● Data section
---
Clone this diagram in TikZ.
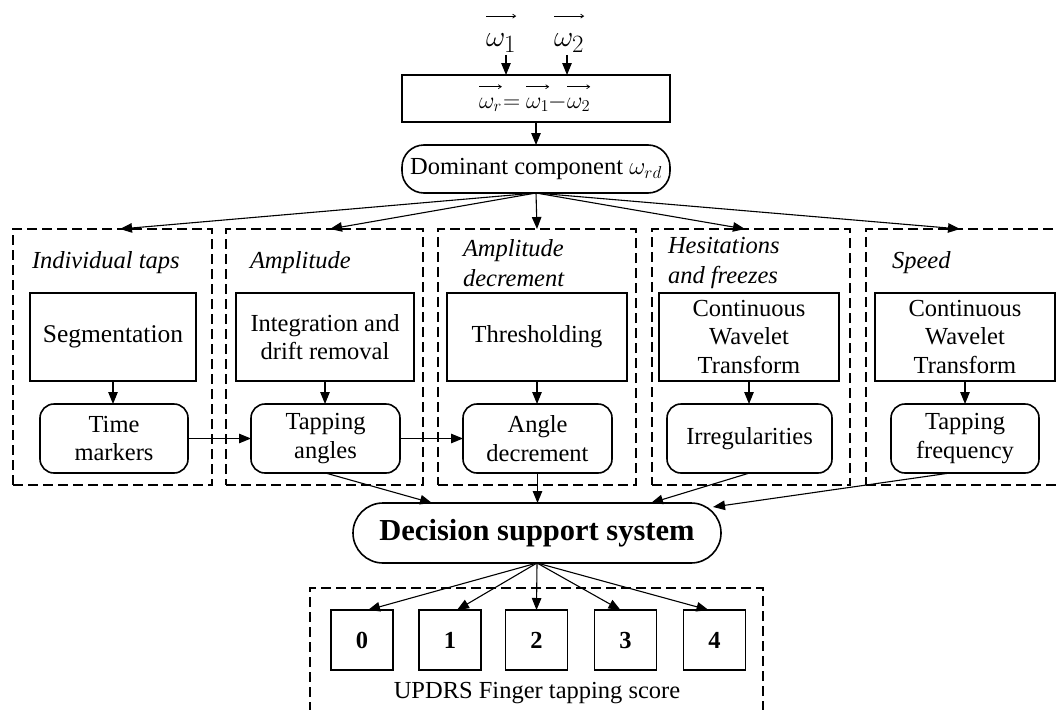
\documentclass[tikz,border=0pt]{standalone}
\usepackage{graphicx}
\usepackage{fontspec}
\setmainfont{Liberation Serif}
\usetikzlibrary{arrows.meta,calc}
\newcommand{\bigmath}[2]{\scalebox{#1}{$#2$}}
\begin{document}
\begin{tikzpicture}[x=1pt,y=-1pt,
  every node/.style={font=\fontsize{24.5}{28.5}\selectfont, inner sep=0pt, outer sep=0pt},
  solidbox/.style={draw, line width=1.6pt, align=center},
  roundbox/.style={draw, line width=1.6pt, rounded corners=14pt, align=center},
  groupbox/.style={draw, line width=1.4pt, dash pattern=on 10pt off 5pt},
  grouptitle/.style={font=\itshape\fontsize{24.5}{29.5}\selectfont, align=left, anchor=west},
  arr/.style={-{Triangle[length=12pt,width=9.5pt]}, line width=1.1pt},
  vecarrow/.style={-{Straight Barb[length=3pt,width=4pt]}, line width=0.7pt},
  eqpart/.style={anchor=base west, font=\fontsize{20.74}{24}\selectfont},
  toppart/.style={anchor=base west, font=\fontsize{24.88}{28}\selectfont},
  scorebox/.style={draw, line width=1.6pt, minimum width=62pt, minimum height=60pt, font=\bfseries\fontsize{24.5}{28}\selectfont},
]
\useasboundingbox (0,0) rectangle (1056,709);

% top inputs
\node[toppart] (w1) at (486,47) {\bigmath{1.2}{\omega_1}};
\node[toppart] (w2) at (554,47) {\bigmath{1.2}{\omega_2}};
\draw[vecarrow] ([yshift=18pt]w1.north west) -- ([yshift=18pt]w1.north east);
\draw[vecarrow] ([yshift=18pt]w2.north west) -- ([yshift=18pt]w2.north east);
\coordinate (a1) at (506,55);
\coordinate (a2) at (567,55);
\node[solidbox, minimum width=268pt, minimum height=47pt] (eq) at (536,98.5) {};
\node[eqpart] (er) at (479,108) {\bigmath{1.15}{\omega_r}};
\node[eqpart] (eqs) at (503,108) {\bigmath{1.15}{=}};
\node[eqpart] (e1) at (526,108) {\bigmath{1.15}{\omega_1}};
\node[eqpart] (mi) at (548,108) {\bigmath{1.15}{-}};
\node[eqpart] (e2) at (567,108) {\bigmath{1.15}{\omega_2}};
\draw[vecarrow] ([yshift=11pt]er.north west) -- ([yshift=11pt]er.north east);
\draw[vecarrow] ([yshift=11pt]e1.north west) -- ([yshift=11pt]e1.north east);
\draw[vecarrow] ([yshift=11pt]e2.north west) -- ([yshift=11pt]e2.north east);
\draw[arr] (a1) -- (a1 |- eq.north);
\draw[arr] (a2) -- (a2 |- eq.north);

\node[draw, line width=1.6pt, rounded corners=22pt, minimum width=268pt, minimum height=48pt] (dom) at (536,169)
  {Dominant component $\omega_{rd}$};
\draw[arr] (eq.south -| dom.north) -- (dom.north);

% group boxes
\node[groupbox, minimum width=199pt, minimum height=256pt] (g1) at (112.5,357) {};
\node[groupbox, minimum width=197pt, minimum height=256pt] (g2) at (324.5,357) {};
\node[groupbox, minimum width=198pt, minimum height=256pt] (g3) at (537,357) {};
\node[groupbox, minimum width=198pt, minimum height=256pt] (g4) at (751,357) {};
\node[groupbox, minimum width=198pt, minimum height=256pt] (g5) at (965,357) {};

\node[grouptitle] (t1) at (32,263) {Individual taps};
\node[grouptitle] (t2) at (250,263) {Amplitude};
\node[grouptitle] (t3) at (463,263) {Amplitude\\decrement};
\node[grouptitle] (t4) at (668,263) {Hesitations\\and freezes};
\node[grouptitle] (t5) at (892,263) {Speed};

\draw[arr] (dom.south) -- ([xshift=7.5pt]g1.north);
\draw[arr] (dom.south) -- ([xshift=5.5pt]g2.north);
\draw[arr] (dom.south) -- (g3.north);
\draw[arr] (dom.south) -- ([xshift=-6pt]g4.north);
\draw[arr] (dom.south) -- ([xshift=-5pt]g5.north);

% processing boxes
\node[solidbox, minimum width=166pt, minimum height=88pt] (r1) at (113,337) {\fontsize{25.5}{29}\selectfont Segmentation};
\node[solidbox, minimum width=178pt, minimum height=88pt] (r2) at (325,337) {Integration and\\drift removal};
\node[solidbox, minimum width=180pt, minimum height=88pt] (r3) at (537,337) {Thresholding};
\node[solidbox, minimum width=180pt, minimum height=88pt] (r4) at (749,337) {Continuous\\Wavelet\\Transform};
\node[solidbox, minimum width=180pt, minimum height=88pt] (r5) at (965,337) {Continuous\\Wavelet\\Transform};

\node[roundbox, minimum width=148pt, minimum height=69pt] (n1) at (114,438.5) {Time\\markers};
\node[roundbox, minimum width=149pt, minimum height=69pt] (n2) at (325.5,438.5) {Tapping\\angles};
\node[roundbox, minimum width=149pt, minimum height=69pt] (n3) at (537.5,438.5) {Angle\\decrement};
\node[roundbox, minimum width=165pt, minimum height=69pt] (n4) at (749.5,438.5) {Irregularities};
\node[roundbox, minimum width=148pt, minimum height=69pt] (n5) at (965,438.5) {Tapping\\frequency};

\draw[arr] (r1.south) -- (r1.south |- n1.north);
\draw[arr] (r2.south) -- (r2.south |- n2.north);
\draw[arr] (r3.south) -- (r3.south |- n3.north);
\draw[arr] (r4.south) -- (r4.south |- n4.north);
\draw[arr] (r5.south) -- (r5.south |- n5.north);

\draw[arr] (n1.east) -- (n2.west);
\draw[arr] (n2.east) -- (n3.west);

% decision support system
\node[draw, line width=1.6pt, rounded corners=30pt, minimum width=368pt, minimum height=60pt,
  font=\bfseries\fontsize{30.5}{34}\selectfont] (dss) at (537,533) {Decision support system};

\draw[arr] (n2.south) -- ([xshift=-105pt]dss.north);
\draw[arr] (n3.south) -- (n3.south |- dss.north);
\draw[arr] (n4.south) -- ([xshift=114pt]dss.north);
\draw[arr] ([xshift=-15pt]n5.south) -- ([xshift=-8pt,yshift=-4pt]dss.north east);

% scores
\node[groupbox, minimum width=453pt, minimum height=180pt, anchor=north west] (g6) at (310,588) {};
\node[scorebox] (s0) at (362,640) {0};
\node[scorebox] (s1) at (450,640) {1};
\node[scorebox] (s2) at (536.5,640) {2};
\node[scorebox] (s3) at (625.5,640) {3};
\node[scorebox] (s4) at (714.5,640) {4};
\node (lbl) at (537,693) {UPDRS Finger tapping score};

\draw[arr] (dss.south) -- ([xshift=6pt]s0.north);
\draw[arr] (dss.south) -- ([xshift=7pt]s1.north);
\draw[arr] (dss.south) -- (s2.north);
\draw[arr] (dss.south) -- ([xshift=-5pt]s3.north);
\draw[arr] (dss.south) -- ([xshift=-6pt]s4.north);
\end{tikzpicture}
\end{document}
---
● What is asked
Make an exact copy of all the material, but keep the pictures out of it.

● In response
Clone this diagram in TikZ.
\documentclass[tikz,border=0pt]{standalone}
\usepackage{graphicx}
\usepackage{fontspec}
\setmainfont{Liberation Serif}
\usetikzlibrary{arrows.meta,calc}
\newcommand{\bigmath}[2]{\scalebox{#1}{$#2$}}
\begin{document}
\begin{tikzpicture}[x=1pt,y=-1pt,
  every node/.style={font=\fontsize{24.5}{28.5}\selectfont, inner sep=0pt, outer sep=0pt},
  solidbox/.style={draw, line width=1.6pt, align=center},
  roundbox/.style={draw, line width=1.6pt, rounded corners=14pt, align=center},
  groupbox/.style={draw, line width=1.4pt, dash pattern=on 10pt off 5pt},
  grouptitle/.style={font=\itshape\fontsize{24.5}{29.5}\selectfont, align=left, anchor=west},
  arr/.style={-{Triangle[length=12pt,width=9.5pt]}, line width=1.1pt},
  vecarrow/.style={-{Straight Barb[length=3pt,width=4pt]}, line width=0.7pt},
  eqpart/.style={anchor=base west, font=\fontsize{20.74}{24}\selectfont},
  toppart/.style={anchor=base west, font=\fontsize{24.88}{28}\selectfont},
  scorebox/.style={draw, line width=1.6pt, minimum width=62pt, minimum height=60pt, font=\bfseries\fontsize{24.5}{28}\selectfont},
]
\useasboundingbox (0,0) rectangle (1056,709);

% top inputs
\node[toppart] (w1) at (486,47) {\bigmath{1.2}{\omega_1}};
\node[toppart] (w2) at (554,47) {\bigmath{1.2}{\omega_2}};
\draw[vecarrow] ([yshift=18pt]w1.north west) -- ([yshift=18pt]w1.north east);
\draw[vecarrow] ([yshift=18pt]w2.north west) -- ([yshift=18pt]w2.north east);
\coordinate (a1) at (506,55);
\coordinate (a2) at (567,55);
\node[solidbox, minimum width=268pt, minimum height=47pt] (eq) at (536,98.5) {};
\node[eqpart] (er) at (479,108) {\bigmath{1.15}{\omega_r}};
\node[eqpart] (eqs) at (503,108) {\bigmath{1.15}{=}};
\node[eqpart] (e1) at (526,108) {\bigmath{1.15}{\omega_1}};
\node[eqpart] (mi) at (548,108) {\bigmath{1.15}{-}};
\node[eqpart] (e2) at (567,108) {\bigmath{1.15}{\omega_2}};
\draw[vecarrow] ([yshift=11pt]er.north west) -- ([yshift=11pt]er.north east);
\draw[vecarrow] ([yshift=11pt]e1.north west) -- ([yshift=11pt]e1.north east);
\draw[vecarrow] ([yshift=11pt]e2.north west) -- ([yshift=11pt]e2.north east);
\draw[arr] (a1) -- (a1 |- eq.north);
\draw[arr] (a2) -- (a2 |- eq.north);

\node[draw, line width=1.6pt, rounded corners=22pt, minimum width=268pt, minimum height=48pt] (dom) at (536,169)
  {Dominant component $\omega_{rd}$};
\draw[arr] (eq.south -| dom.north) -- (dom.north);

% group boxes
\node[groupbox, minimum width=199pt, minimum height=256pt] (g1) at (112.5,357) {};
\node[groupbox, minimum width=197pt, minimum height=256pt] (g2) at (324.5,357) {};
\node[groupbox, minimum width=198pt, minimum height=256pt] (g3) at (537,357) {};
\node[groupbox, minimum width=198pt, minimum height=256pt] (g4) at (751,357) {};
\node[groupbox, minimum width=198pt, minimum height=256pt] (g5) at (965,357) {};

\node[grouptitle] (t1) at (32,263) {Individual taps};
\node[grouptitle] (t2) at (250,263) {Amplitude};
\node[grouptitle] (t3) at (463,263) {Amplitude\\decrement};
\node[grouptitle] (t4) at (668,263) {Hesitations\\and freezes};
\node[grouptitle] (t5) at (892,263) {Speed};

\draw[arr] (dom.south) -- ([xshift=7.5pt]g1.north);
\draw[arr] (dom.south) -- ([xshift=5.5pt]g2.north);
\draw[arr] (dom.south) -- (g3.north);
\draw[arr] (dom.south) -- ([xshift=-6pt]g4.north);
\draw[arr] (dom.south) -- ([xshift=-5pt]g5.north);

% processing boxes
\node[solidbox, minimum width=166pt, minimum height=88pt] (r1) at (113,337) {\fontsize{25.5}{29}\selectfont Segmentation};
\node[solidbox, minimum width=178pt, minimum height=88pt] (r2) at (325,337) {Integration and\\drift removal};
\node[solidbox, minimum width=180pt, minimum height=88pt] (r3) at (537,337) {Thresholding};
\node[solidbox, minimum width=180pt, minimum height=88pt] (r4) at (749,337) {Continuous\\Wavelet\\Transform};
\node[solidbox, minimum width=180pt, minimum height=88pt] (r5) at (965,337) {Continuous\\Wavelet\\Transform};

\node[roundbox, minimum width=148pt, minimum height=69pt] (n1) at (114,438.5) {Time\\markers};
\node[roundbox, minimum width=149pt, minimum height=69pt] (n2) at (325.5,438.5) {Tapping\\angles};
\node[roundbox, minimum width=149pt, minimum height=69pt] (n3) at (537.5,438.5) {Angle\\decrement};
\node[roundbox, minimum width=165pt, minimum height=69pt] (n4) at (749.5,438.5) {Irregularities};
\node[roundbox, minimum width=148pt, minimum height=69pt] (n5) at (965,438.5) {Tapping\\frequency};

\draw[arr] (r1.south) -- (r1.south |- n1.north);
\draw[arr] (r2.south) -- (r2.south |- n2.north);
\draw[arr] (r3.south) -- (r3.south |- n3.north);
\draw[arr] (r4.south) -- (r4.south |- n4.north);
\draw[arr] (r5.south) -- (r5.south |- n5.north);

\draw[arr] (n1.east) -- (n2.west);
\draw[arr] (n2.east) -- (n3.west);

% decision support system
\node[draw, line width=1.6pt, rounded corners=30pt, minimum width=368pt, minimum height=60pt,
  font=\bfseries\fontsize{30.5}{34}\selectfont] (dss) at (537,533) {Decision support system};

\draw[arr] (n2.south) -- ([xshift=-105pt]dss.north);
\draw[arr] (n3.south) -- (n3.south |- dss.north);
\draw[arr] (n4.south) -- ([xshift=114pt]dss.north);
\draw[arr] ([xshift=-15pt]n5.south) -- ([xshift=-8pt,yshift=-4pt]dss.north east);

% scores
\node[groupbox, minimum width=453pt, minimum height=180pt, anchor=north west] (g6) at (310,588) {};
\node[scorebox] (s0) at (362,640) {0};
\node[scorebox] (s1) at (450,640) {1};
\node[scorebox] (s2) at (536.5,640) {2};
\node[scorebox] (s3) at (625.5,640) {3};
\node[scorebox] (s4) at (714.5,640) {4};
\node (lbl) at (537,693) {UPDRS Finger tapping score};

\draw[arr] (dss.south) -- ([xshift=6pt]s0.north);
\draw[arr] (dss.south) -- ([xshift=7pt]s1.north);
\draw[arr] (dss.south) -- (s2.north);
\draw[arr] (dss.south) -- ([xshift=-5pt]s3.north);
\draw[arr] (dss.south) -- ([xshift=-6pt]s4.north);
\end{tikzpicture}
\end{document}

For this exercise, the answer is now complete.